Problem details: Below are records; please write out exactly the lines from the first line through the line containing "(sepdos) at (1023.5,435)", with no pictures.

Listed entries:

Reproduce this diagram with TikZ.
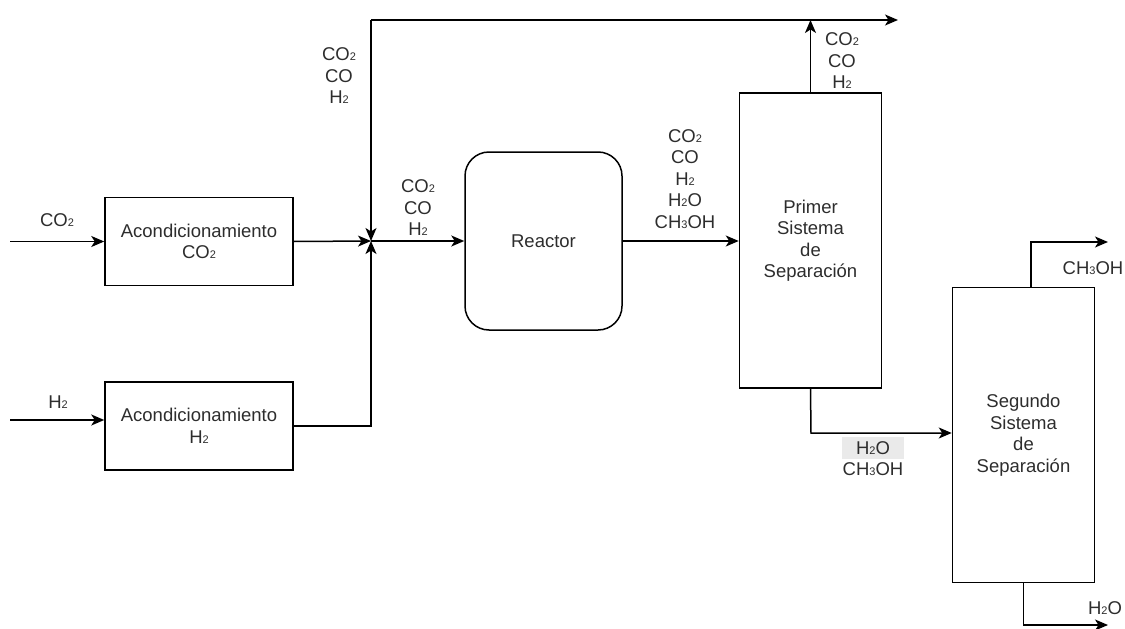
\documentclass[tikz,border=0pt]{standalone}
\usepackage{fontspec}
\setmainfont{Liberation Sans}
\usetikzlibrary{arrows.meta, positioning}
\definecolor{labelgray}{RGB}{45,45,45}
\definecolor{hlgray}{RGB}{234,234,234}
\newcommand{\lblfont}{\fontsize{18.5}{21.5}\selectfont}
\newcommand{\sbs}[1]{{\fontsize{11}{11}\selectfont #1}}

\tikzset{
  unitbox/.style={draw, line width=1.5pt, minimum width=188pt, minimum height=88pt,
                  align=center, font=\lblfont, text=labelgray},
  sepbox/.style={draw, line width=1.5pt, minimum width=142pt, minimum height=295pt,
                 align=center, font=\lblfont, text=labelgray},
  flow/.style={line width=1.5pt, -{Stealth[length=13pt, width=11pt, inset=3.5pt]}},
  pipe/.style={line width=1.5pt},
  stream/.style={inner sep=0pt, align=center, font=\lblfont, text=labelgray},
}

\begin{document}
\begin{tikzpicture}[x=1pt, y=-1pt]
    \useasboundingbox (0,0) rectangle (1125,629);

    % equipos
    \node[unitbox] (acco) at (199,241.5) {Acondicionamiento\\CO\sbs{2}};
    \node[unitbox] (ach) at (199,426) {Acondicionamiento\\H\sbs{2}};
    \node[draw, line width=1.5pt, rounded corners=24pt, minimum width=157pt,
          minimum height=178pt, font=\lblfont, text=labelgray] (reactor) at (543.5,241) {Reactor};
    \node[sepbox] (sepuno) at (810.5,240.5) {Primer\\Sistema\\de\\Separación};
    \node[sepbox] (sepdos) at (1023.5,435) {Segundo\\Sistema\\de\\Separación};

    % puntos de las corrientes
    \coordinate (coin) at (10,241.5);
    \coordinate (hin) at (10,420);
    \coordinate (mix) at (371,241);
    \coordinate (recycle) at (371,20);
    \coordinate (purge) at (898,20);
    \coordinate (sepunobot) at (811,433);
    \coordinate (sepdostop) at (1031,242);
    \coordinate (metout) at (1108,242);
    \coordinate (sepdosbot) at (1023.5,625);
    \coordinate (waterout) at (1108,625);

    % corrientes
    \draw[flow] (coin) -- (acco.west);
    \draw[flow] (hin) -- (hin -| ach.west);
    \draw[flow] (acco.east) -- (mix);
    \draw[flow] (ach.east) -- (ach.east -| mix) -- (mix);
    \draw[flow] (recycle) -- (mix);
    \draw[flow] (recycle) -- (purge);
    \draw[flow] (mix) -- (mix -| reactor.west);
    \draw[flow] (reactor.east |- mix) -- (mix -| sepuno.west);
    \draw[flow] (sepuno.north) -- (sepuno.north |- recycle);
    \draw[flow] (sepuno.south) -- (sepunobot) -- (sepunobot -| sepdos.west);
    \draw[flow] (sepdostop |- sepdos.north) -- (sepdostop) -- (metout);
    \draw[flow] (sepdos.south) -- (sepdosbot) -- (waterout);

    % etiquetas
    \node[stream] (lblco) at (57,220) {CO\sbs{2}};
    \node[stream] (lblh) at (58,402) {H\sbs{2}};
    \node[stream] (lblrec) at (339,76) {CO\sbs{2}\\CO\\H\sbs{2}};
    \node[stream] (lblfeed) at (418,208) {CO\sbs{2}\\CO\\H\sbs{2}};
    \node[stream] (lblout) at (685,179) {CO\sbs{2}\\CO\\H\sbs{2}\\H\sbs{2}O\\CH\sbs{3}OH};
    \node[stream] (lblgas) at (842,61) {CO\sbs{2}\\CO\\H\sbs{2}};
    \node[stream, fill=hlgray, minimum width=62pt, minimum height=22pt] (lblliq) at (873,448) {H\sbs{2}O};
    \node[stream] (lblliqb) at (873,469.5) {CH\sbs{3}OH};
    \node[stream] (lblmet) at (1093,268) {CH\sbs{3}OH};
    \node[stream] (lblwater) at (1105,608) {H\sbs{2}O};
\end{tikzpicture}
\end{document}
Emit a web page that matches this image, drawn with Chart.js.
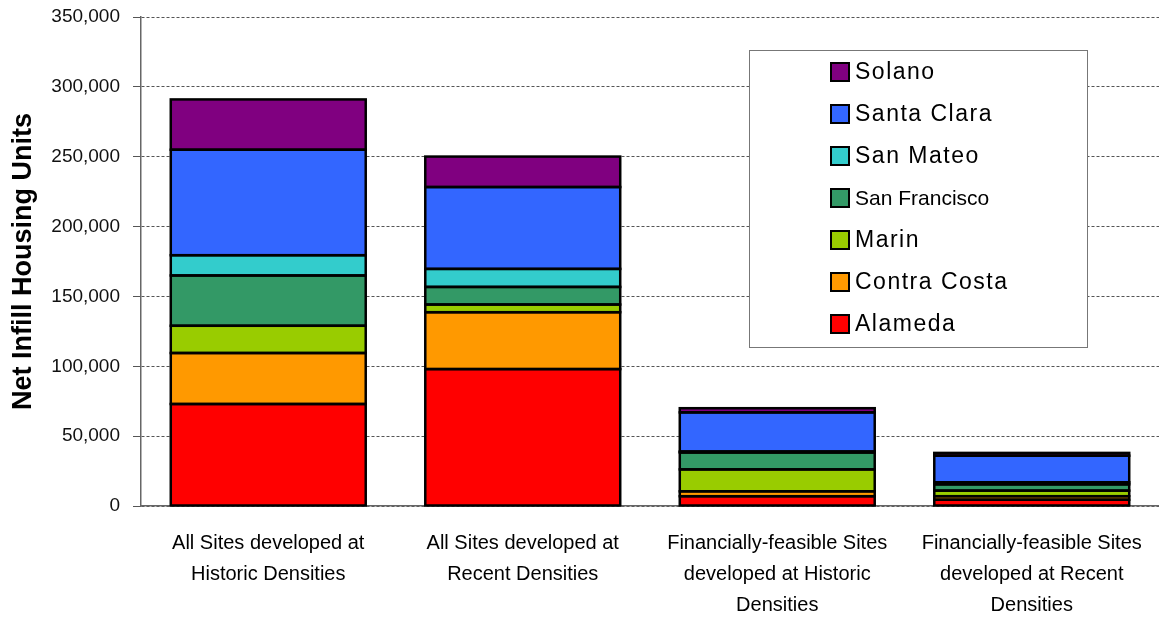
<!DOCTYPE html>
<html>
<head>
<meta charset="utf-8">
<script src="https://cdn.jsdelivr.net/npm/chart.js@4/dist/chart.umd.min.js"></script>
<style>
  html, body { margin: 0; padding: 0; background: #fff; }
  #wrap { width: 1159px; height: 620px; position: relative; }
</style>
</head>
<body>
<div id="wrap"><canvas id="chart" width="1159" height="620"></canvas></div>
<script>
// Scenario categories (multi-line axis labels)
const categories = [
  ["All Sites developed at", "Historic Densities"],
  ["All Sites developed at", "Recent Densities"],
  ["Financially-feasible Sites", "developed at Historic", "Densities"],
  ["Financially-feasible Sites", "developed at Recent", "Densities"]
];

// Net infill housing units by county, stacked bottom to top
const alameda      = [73000, 98000, 7000, 4500];
const contraCosta  = [36500, 40700, 3500, 2500];
const marin        = [19500, 5500, 15700, 4000];
const sanFrancisco = [36000, 12600, 12100, 4500];
const sanMateo     = [14500, 12900, 700, 1500];
const santaClara   = [75500, 58600, 28000, 19000];
const solano       = [36000, 21800, 3000, 2000];

const yTicks = [0, 50000, 100000, 150000, 200000, 250000, 300000, 350000];

const seriesDefs = [
  { label: "Alameda",       data: alameda,      color: "#FF0000" },
  { label: "Contra Costa",  data: contraCosta,  color: "#FF9900" },
  { label: "Marin",         data: marin,        color: "#99CC00" },
  { label: "San Francisco", data: sanFrancisco, color: "#339966" },
  { label: "San Mateo",     data: sanMateo,     color: "#33CCCC" },
  { label: "Santa Clara",   data: santaClara,   color: "#3366FF" },
  { label: "Solano",        data: solano,       color: "#800080" }
];

// Solid black outline around every stacked segment, centred on its edges
const segmentOutlines = {
  id: "segmentOutlines",
  afterDatasetsDraw(chart, args, opts) {
    const ctx = chart.ctx;
    ctx.save();
    ctx.strokeStyle = opts.color;
    ctx.lineWidth = opts.width;
    ctx.lineJoin = "miter";
    chart.data.datasets.forEach((ds, i) => {
      chart.getDatasetMeta(i).data.forEach(bar => {
        const p = bar.getProps(["x", "y", "base", "width"], true);
        ctx.strokeRect(p.x - p.width / 2, Math.min(p.y, p.base), p.width, Math.abs(p.base - p.y));
      });
    });
    ctx.restore();
  }
};

// Boxed legend drawn inside the plot area, top series listed first
const boxedLegend = {
  id: "boxedLegend",
  afterDraw(chart, args, opts) {
    const ctx = chart.ctx;
    const ca = chart.chartArea;
    const x0 = ca.left + opts.offsetX, y0 = ca.top + opts.offsetY;
    ctx.save();
    ctx.fillStyle = "#fff";
    ctx.fillRect(x0, y0, opts.width, opts.height);
    ctx.strokeStyle = "#777";
    ctx.lineWidth = 1;
    ctx.strokeRect(x0 + 0.5, y0 + 0.5, opts.width, opts.height);
    const items = chart.data.datasets.slice().reverse();
    ctx.textBaseline = "middle";
    ctx.textAlign = "left";
    items.forEach((ds, i) => {
      const cy = y0 + opts.firstRow + i * opts.rowGap;
      ctx.fillStyle = ds.backgroundColor;
      ctx.fillRect(x0 + opts.swatchX, cy - 9, 18, 18);
      ctx.strokeStyle = "#000";
      ctx.lineWidth = 2;
      ctx.strokeRect(x0 + opts.swatchX, cy - 9, 18, 18);
      ctx.fillStyle = "#000";
      if (ds.label === "San Francisco") {
        ctx.font = "21px 'Liberation Sans', Arial, sans-serif";
        ctx.letterSpacing = "0px";
      } else {
        ctx.font = "23px 'Liberation Sans', Arial, sans-serif";
        ctx.letterSpacing = "1.5px";
      }
      ctx.fillText(ds.label, x0 + opts.textX, cy + 1);
    });
    ctx.restore();
  }
};

new Chart(document.getElementById("chart"), {
  type: "bar",
  data: {
    labels: categories,
    datasets: seriesDefs.map(s => ({
      label: s.label,
      data: s.data,
      backgroundColor: s.color,
      borderWidth: 0,
      barPercentage: 0.766,
      categoryPercentage: 1.0
    }))
  },
  plugins: [segmentOutlines, boxedLegend],
  options: {
    responsive: false,
    animation: false,
    layout: { padding: { top: 17, right: 0, left: 0, bottom: 0 } },
    plugins: {
      legend: { display: false },
      tooltip: { enabled: false },
      segmentOutlines: { color: "#000", width: 2.5 },
      boxedLegend: {
        offsetX: 608, offsetY: 33, width: 338, height: 297,
        swatchX: 82, textX: 106, firstRow: 22, rowGap: 42
      }
    },
    scales: {
      x: {
        stacked: true,
        grid: { display: false, drawTicks: false },
        border: { display: true, color: "#666", width: 1.5 },
        ticks: {
          color: "#000",
          padding: 22,
          maxRotation: 0,
          autoSkip: false,
          font: { family: "'Liberation Sans', Arial, sans-serif", size: 20, lineHeight: "31px" }
        },
        afterFit(scale) {
          scale.height = 114;
          scale.paddingLeft = 0;
          scale.paddingRight = 0;
        }
      },
      y: {
        stacked: true,
        min: 0,
        max: 350000,
        afterBuildTicks(scale) { scale.ticks = yTicks.map(v => ({ value: v })); },
        grid: {
          color: "#555",
          lineWidth: 1,
          tickLength: 8,
          tickColor: "#555",
          tickBorderDash: []
        },
        border: { display: true, color: "#666", width: 1.5, dash: [3, 2] },
        ticks: {
          color: "#111",
          padding: 13,
          font: { family: "'Liberation Sans', Arial, sans-serif", size: 19 },
          callback: v => v.toLocaleString("en-US")
        },
        title: {
          display: true,
          text: "Net Infill Housing Units",
          color: "#000",
          padding: { top: 7, bottom: 0 },
          font: { family: "'Liberation Sans', Arial, sans-serif", size: 27, weight: "bold" }
        },
        afterFit(scale) {
          scale.width = 141;
          scale.paddingTop = 0;
          scale.paddingBottom = 0;
        }
      }
    }
  }
});
</script>
</body>
</html>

Result:
Reproduce this diagram with TikZ.
\documentclass[tikz,border=0pt]{standalone}
\usepackage{fontspec}
\setmainfont{Liberation Sans}
\usetikzlibrary{arrows.meta, positioning}
\definecolor{labelgray}{RGB}{45,45,45}
\definecolor{hlgray}{RGB}{234,234,234}
\newcommand{\lblfont}{\fontsize{18.5}{21.5}\selectfont}
\newcommand{\sbs}[1]{{\fontsize{11}{11}\selectfont #1}}

\tikzset{
  unitbox/.style={draw, line width=1.5pt, minimum width=188pt, minimum height=88pt,
                  align=center, font=\lblfont, text=labelgray},
  sepbox/.style={draw, line width=1.5pt, minimum width=142pt, minimum height=295pt,
                 align=center, font=\lblfont, text=labelgray},
  flow/.style={line width=1.5pt, -{Stealth[length=13pt, width=11pt, inset=3.5pt]}},
  pipe/.style={line width=1.5pt},
  stream/.style={inner sep=0pt, align=center, font=\lblfont, text=labelgray},
}

\begin{document}
\begin{tikzpicture}[x=1pt, y=-1pt]
    \useasboundingbox (0,0) rectangle (1125,629);

    % equipos
    \node[unitbox] (acco) at (199,241.5) {Acondicionamiento\\CO\sbs{2}};
    \node[unitbox] (ach) at (199,426) {Acondicionamiento\\H\sbs{2}};
    \node[draw, line width=1.5pt, rounded corners=24pt, minimum width=157pt,
          minimum height=178pt, font=\lblfont, text=labelgray] (reactor) at (543.5,241) {Reactor};
    \node[sepbox] (sepuno) at (810.5,240.5) {Primer\\Sistema\\de\\Separación};
    \node[sepbox] (sepdos) at (1023.5,435) {Segundo\\Sistema\\de\\Separación};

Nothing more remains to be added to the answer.